Opinion,
Mu. Justice Paxson:This was an appeal from the decree of the court below in the matter of the distribution of the money in the hands of the sheriff arising from the sale of the real estate of James W. Chambers. The appellant was the holder of a judgment against the said Chambers, which he claimed was a lien upon the real estate in controversy, and entitled to be paid out of the fund. The auditor allowed the claim, and decreed distribution accordingly. The learned court below reversed the-auditor upon exceptions filed, and postponed appellant’s judgment and awarded the fund to subsequent lien creditors.
It is admitted that if the appellant’s judgment was a valid hen it is entitled to payment by reason of its priority. The contention of appellees is that it had lost its lien by reason of its not having been properly revived.
The facts briefly stated are as follows:
The original judgment, Robert Campbell v. James W. Chambers, No. 442 Dec. Term 1874, for $2,900, was entered March 4, 1875. On January 12, 1880, a scire facias, No. 54 March Term, 1880, was issued to revive the above judgment, which was duly served. An affidavit of defence was filed bj? Chambers Feb. 16,1880. On June 22,1880, on application of plaintiff’s attorney, a judgment was taken for want of an affidavit of defence for the sum of $1,313.32. The record fails to show how this judgment was taken, whether in open court upon motion, or upon a praecipe for judgment in the usual manlier in the prothonotary’s office.
*137This judgment was irregular, and, had an application been made in proper time, the court below would doubtless have stricken it off. At the same time the plaintiff would have been entitled to a judgment for want of a sufficent affidavit of defence.
The defendant made no motion to strike off or open the judgment. Another scire facias to revive was issued December 8, 1884, to No. 13 March Term 1885, which was duly served, and judgment entered thereon February 21, 1885, for want of an affidavit of defence for the sum of $1,688.98. On March 7, 1885, a rule was granted to show cause why the judgment No. 54 March Term 1880, and No. 13 March Term 1885, should not be opened, and the defendant let into a defence, which, as to one of the judgments, was subsequently changed to a rule to strike off the same.
Upon this state of facts it hardly needs an argument to show that the learned judge below fell into error when he set aside the judgment of appellant in the distribution. The last revival was regular upon its face, and a judgment was entered thereon. The prior revival was irregular, from the single fact that a judgment had been taken for want of an affidavit of defence when in point of fact an affidavit of defence had been filed.

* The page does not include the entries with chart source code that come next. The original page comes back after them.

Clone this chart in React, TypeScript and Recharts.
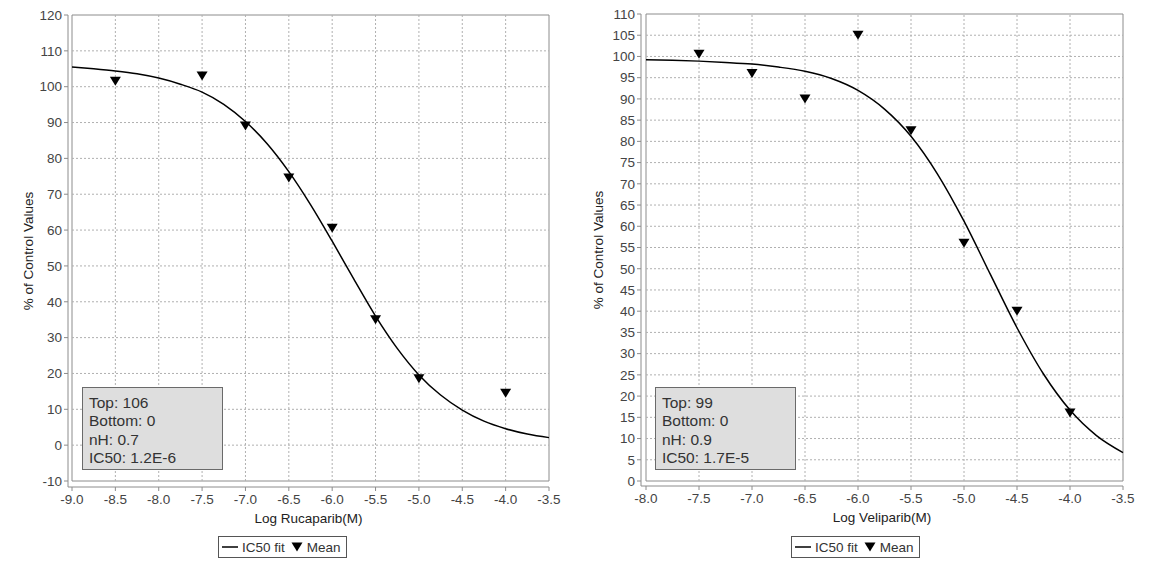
import { ComposedChart, Line, Scatter, XAxis, YAxis, ReferenceLine, ReferenceArea } from 'recharts';

const FONT = '"Liberation Sans", Arial, sans-serif';

// Rucaparib panel
const rucaXTicks = [-9.0, -8.5, -8.0, -7.5, -7.0, -6.5, -6.0, -5.5, -5.0, -4.5, -4.0, -3.5];
const rucaYTicks = [-10, 0, 10, 20, 30, 40, 50, 60, 70, 80, 90, 100, 110, 120];
const rucaMeanX = [-8.5, -7.5, -7.0, -6.5, -6.0, -5.5, -5.0, -4.0];
const rucaMeanY = [101.5, 103, 89, 74.5, 60.5, 35, 18.5, 14.5];
const rucaFitX = [-9.0, -8.75, -8.5, -8.25, -8.0, -7.75, -7.5, -7.25, -7.0, -6.75, -6.5, -6.25, -6.0, -5.75, -5.5, -5.25, -5.0, -4.75, -4.5, -4.25, -4.0, -3.75, -3.5];
const rucaFitY = [105.5, 105.0, 104.4, 103.6, 102.4, 100.7, 98.5, 95.1, 90.3, 84.1, 76.3, 67.1, 56.9, 46.3, 36.0, 27.0, 19.6, 14.0, 9.8, 6.7, 4.6, 3.1, 2.1];
const rucaStats = ['Top: 106', 'Bottom: 0', 'nH: 0.7', 'IC50: 1.2E-6'];

// Veliparib panel
const veliXTicks = [-8.0, -7.5, -7.0, -6.5, -6.0, -5.5, -5.0, -4.5, -4.0, -3.5];
const veliYTicks = [0, 5, 10, 15, 20, 25, 30, 35, 40, 45, 50, 55, 60, 65, 70, 75, 80, 85, 90, 95, 100, 105, 110];
const veliMeanX = [-7.5, -7.0, -6.5, -6.0, -5.5, -5.0, -4.5, -4.0];
const veliMeanY = [100.5, 96, 90, 105, 82.5, 56, 40, 16];
const veliFitX = [-8.0, -7.75, -7.5, -7.25, -7.0, -6.75, -6.5, -6.25, -6.0, -5.75, -5.5, -5.25, -5.0, -4.75, -4.5, -4.25, -4.0, -3.75, -3.5];
const veliFitY = [99.2, 99.1, 98.9, 98.6, 98.2, 97.5, 96.5, 94.8, 92.0, 87.6, 81.2, 72.3, 61.2, 48.6, 36.1, 25.2, 16.7, 10.7, 6.7];
const veliStats = ['Top: 99', 'Bottom: 0', 'nH: 0.9', 'IC50: 1.7E-5'];

const Triangle = (props: any) => {
  const { cx, cy } = props;
  if (cx == null || cy == null) return null;
  return <path d={`M${cx - 5.5},${cy - 4.5}L${cx + 5.5},${cy - 4.5}L${cx},${cy + 4.5}Z`} fill="#000" />;
};

interface PanelProps {
  left: number;
  width: number;
  yAxisWidth: number;
  marginTop: number;
  marginRight: number;
  padLeft: number;
  padBottom: number;
  xAxisHeight: number;
  yTitleOffset: number;
  xTicks: number[];
  yTicks: number[];
  fitX: number[];
  fitY: number[];
  meanX: number[];
  meanY: number[];
  xTitle: string;
  stats: string[];
  statsLeft: number;
  legendLeft: number;
}

function Panel(p: PanelProps) {
  const fit = p.fitX.map((x, i) => ({ x, y: p.fitY[i] }));
  const mean = p.meanX.map((x, i) => ({ x, y: p.meanY[i] }));
  const x0 = p.xTicks[0];
  const x1 = p.xTicks[p.xTicks.length - 1];
  const y0 = p.yTicks[0];
  const y1 = p.yTicks[p.yTicks.length - 1];
  const tickStyle = { fill: '#444', fontSize: 13.5, fontFamily: FONT };

  return (
    <div style={{ position: 'absolute', left: p.left, top: 0, width: p.width, height: 572 }}>
      <ComposedChart width={p.width} height={572} margin={{ top: p.marginTop, right: p.marginRight, bottom: 0, left: 0 }}>
        {p.yTicks.slice(1, -1).map((v) => (
          <ReferenceLine key={`h${v}`} segment={[{ x: x0, y: v }, { x: x1, y: v }]} stroke="#b0b0b0" strokeDasharray="2 2" />
        ))}
        {p.xTicks.slice(1, -1).map((v) => (
          <ReferenceLine key={`v${v}`} segment={[{ x: v, y: y0 }, { x: v, y: y1 }]} stroke="#b0b0b0" strokeDasharray="2 2" />
        ))}
        <ReferenceArea x1={x0} x2={x1} y1={y0} y2={y1} fill="none" fillOpacity={0} stroke="#8c8c8c" strokeWidth={1} />
        <XAxis
          type="number"
          dataKey="x"
          domain={[x0, x1]}
          ticks={p.xTicks}
          interval={0}
          padding={{ left: p.padLeft, right: 0 }}
          height={p.xAxisHeight}
          tickSize={4}
          tickMargin={3}
          stroke="#8c8c8c"
          tick={tickStyle}
          tickFormatter={(v: number) => v.toFixed(1)}
          label={{ value: p.xTitle, position: 'insideTop', offset: 26, fill: '#222', fontSize: 13.5, fontFamily: FONT }}
        />
        <YAxis
          type="number"
          domain={[y0, y1]}
          ticks={p.yTicks}
          interval={0}
          padding={{ top: 0, bottom: p.padBottom }}
          width={p.yAxisWidth}
          tickSize={4}
          tickMargin={2}
          stroke="#8c8c8c"
          tick={tickStyle}
          label={{ value: '% of Control Values', angle: -90, position: 'insideLeft', offset: p.yTitleOffset, textAnchor: 'middle', fill: '#222', fontSize: 13.5, fontFamily: FONT }}
        />
        <Line data={fit} type="monotone" dataKey="y" stroke="#000" strokeWidth={1.5} dot={false} isAnimationActive={false} />
        <Scatter data={mean} dataKey="y" shape={<Triangle />} isAnimationActive={false} />
      </ComposedChart>

      <div
        style={{
          position: 'absolute',
          left: p.statsLeft,
          top: 387,
          width: 141,
          height: 83,
          background: '#dedede',
          border: '1px solid #6a6a6a',
          fontFamily: FONT,
          fontSize: 15.5,
          color: '#333',
          lineHeight: '18.3px',
          padding: '6px 0 0 6px',
          boxSizing: 'border-box',
        }}
      >
        {p.stats.map((s) => (
          <div key={s}>{s}</div>
        ))}
      </div>

      <div
        style={{
          position: 'absolute',
          left: p.legendLeft,
          top: 536,
          height: 20,
          border: '1px solid #555',
          display: 'flex',
          alignItems: 'center',
          padding: '0 5px 0 3px',
          fontFamily: FONT,
          fontSize: 13.5,
          color: '#333',
          background: '#fff',
        }}
      >
        <svg width={17} height={10} style={{ marginRight: 3 }}>
          <line x1={0} y1={5} x2={16} y2={5} stroke="#000" strokeWidth={1.5} />
        </svg>
        <span>IC50 fit</span>
        <svg width={12} height={10} style={{ margin: '0 4px 0 6px' }}>
          <path d="M0.5,0.5L11.5,0.5L6,9.5Z" fill="#000" />
        </svg>
        <span>Mean</span>
      </div>
    </div>
  );
}

export default function App() {
  return (
    <div style={{ position: 'absolute', left: 0, top: 0, width: 1150, height: 572, background: '#fff', fontFamily: FONT }}>
      <Panel
        left={0}
        width={575}
        yAxisWidth={68}
        marginTop={15}
        marginRight={26}
        padLeft={4}
        padBottom={6}
        xAxisHeight={85}
        yTitleOffset={28}
        xTicks={rucaXTicks}
        yTicks={rucaYTicks}
        fitX={rucaFitX}
        fitY={rucaFitY}
        meanX={rucaMeanX}
        meanY={rucaMeanY}
        xTitle="Log Rucaparib(M)"
        stats={rucaStats}
        statsLeft={82}
        legendLeft={218}
      />
      <Panel
        left={575}
        width={575}
        yAxisWidth={66}
        marginTop={14}
        marginRight={27}
        padLeft={5}
        padBottom={5}
        xAxisHeight={86}
        yTitleOffset={23}
        xTicks={veliXTicks}
        yTicks={veliYTicks}
        fitX={veliFitX}
        fitY={veliFitY}
        meanX={veliMeanX}
        meanY={veliMeanY}
        xTitle="Log Veliparib(M)"
        stats={veliStats}
        statsLeft={80}
        legendLeft={216}
      />
    </div>
  );
}
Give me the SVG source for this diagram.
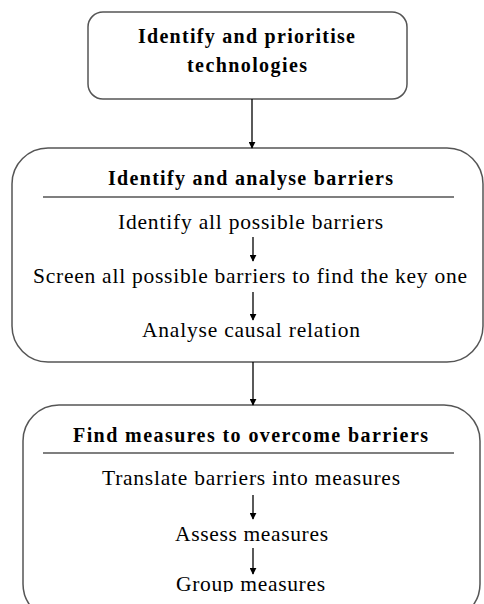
<svg xmlns="http://www.w3.org/2000/svg" width="484" height="604" viewBox="0 0 484 604">
<style>
.box{fill:#fff;stroke:#555;stroke-width:1.5}
.t{font-family:"Liberation Serif","Times New Roman",serif;font-size:21.5px;fill:#000;text-anchor:middle}
.b{font-weight:bold;font-size:20px}
.sep{stroke:#000;stroke-width:1.2}
.c{stroke:#000;stroke-width:1.3;fill:none;marker-end:url(#ah)}
</style>
<defs>
<marker id="ah" viewBox="0 0 10 10" refX="9" refY="5" markerWidth="7" markerHeight="7" markerUnits="userSpaceOnUse" orient="auto">
<path d="M0,0 L10,5 L0,10 z" fill="#000"/>
</marker>
<clipPath id="clipGroup"><rect x="0" y="0" width="484" height="592"/></clipPath>
</defs>
<rect width="484" height="604" fill="#fff"/>
<g id="n1">
<rect class="box" x="88" y="12" width="319" height="87" rx="15"/>
<text class="t b" x="246.5" y="43" textLength="217" lengthAdjust="spacing">Identify and prioritise</text>
<text class="t b" x="247" y="72" textLength="120" lengthAdjust="spacing">technologies</text>
</g>
<g id="n2">
<rect class="box" x="12" y="148" width="471" height="214" rx="36"/>
<text class="t b" x="250.5" y="185" textLength="285" lengthAdjust="spacing">Identify and analyse barriers</text>
<line class="sep" x1="43" y1="197" x2="454" y2="197"/>
<text class="t" x="250.5" y="229" textLength="265" lengthAdjust="spacing">Identify all possible barriers</text>
<text class="t" x="250" y="283" textLength="434" lengthAdjust="spacing">Screen all possible barriers to find the key one</text>
<text class="t" x="251" y="337" textLength="218" lengthAdjust="spacing">Analyse causal relation</text>
</g>
<g id="n3">
<rect class="box" x="23" y="405" width="457" height="215" rx="36"/>
<text class="t b" x="250.5" y="442" textLength="355" lengthAdjust="spacing">Find measures to overcome barriers</text>
<line class="sep" x1="43" y1="453" x2="454" y2="453"/>
<text class="t" x="251" y="485" textLength="298" lengthAdjust="spacing">Translate barriers into measures</text>
<text class="t" x="251.5" y="541" textLength="153" lengthAdjust="spacing">Assess measures</text>
<text class="t" x="250.5" y="591" textLength="149" lengthAdjust="spacing" clip-path="url(#clipGroup)">Group measures</text>
</g>
<g id="connectors">
<line class="c" x1="252" y1="99" x2="252" y2="148"/>
<line class="c" x1="253" y1="237" x2="253" y2="261"/>
<line class="c" x1="253" y1="292" x2="253" y2="320"/>
<line class="c" x1="253" y1="362" x2="253" y2="405"/>
<line class="c" x1="253" y1="495" x2="253" y2="519"/>
<line class="c" x1="253" y1="548" x2="253" y2="574"/>
</g>
</svg>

This, however, is the merest technicality. The plaintiff was entitled to a judgment at the time, as the affidavit was insufficient : Huber v. Commonwealth, 11 W. N. 496. And if he were not, such technicality cannot be taken advantage of after judgment on the second scire facias. That writ warned the defendant to come in and show cause, if any he had, why the judgment should not be again revived. He is precluded now from taking any defence which he might have taken then. In the recent case of Michaelis v. Brawley, 109 Pa. 7, it is held that “ while it is true that the mortgage of a married woman is invalid unless separately acknowledged by her, and the absence of such acknowledgment may be set up as a defence to a recovery upon the mortgage, yet if judgment be recovered on a scire facias issued on such mortgage the judgment is conclusive that the mortgage was properly executed; and the validity thereof cannot be questioned in a collateral action of ejectment.” The only defence to a scire facias to revive a judg*138ment is a denial of its existence or proof of a subsequent satisfaction or discharge: Dowling v. McGregor, 91 Pa. 410. And in such proceeding the merits of the original judgment cannot be inquired into: Ibid.; Cardesa v. Humes, 5 S. & R. 68; Lysle v. Williams, 15 Idem 135; Davidson v. Thornton, 7 Pa. 128; McVeagh v. Little, Idem 279; Stewart v. Colwell, 24 Idem 67. There was no ground laid for either opening or setting aside the judgment.
We are of opinion that the appellant’s judgment was a valid lien upon the real estate of the appellee, yet under the peculiar circumstances of the case we do not think it would be right to award the money directly to him. The amount now due upon the judgment cannot be paid at present. It was given in payment of purchase-money of certain real estate sales by appellant, Campbell, to the appellee. Appellant’s wife refused to join in the deed. One thousand dollars of this judgment was to remain and the principal not to be paid until appellant’s wife should sign the deed, or the title be perfected. This has not been done. We therefore direct the fund to which appellant’s judgment would be entitled, to be impounded and held until such time as the appellant shall make a good title to the premises referred to.
The decree is reversed at the costs of the appellees; and it is ordered that distribution be made in accordance with this opinion.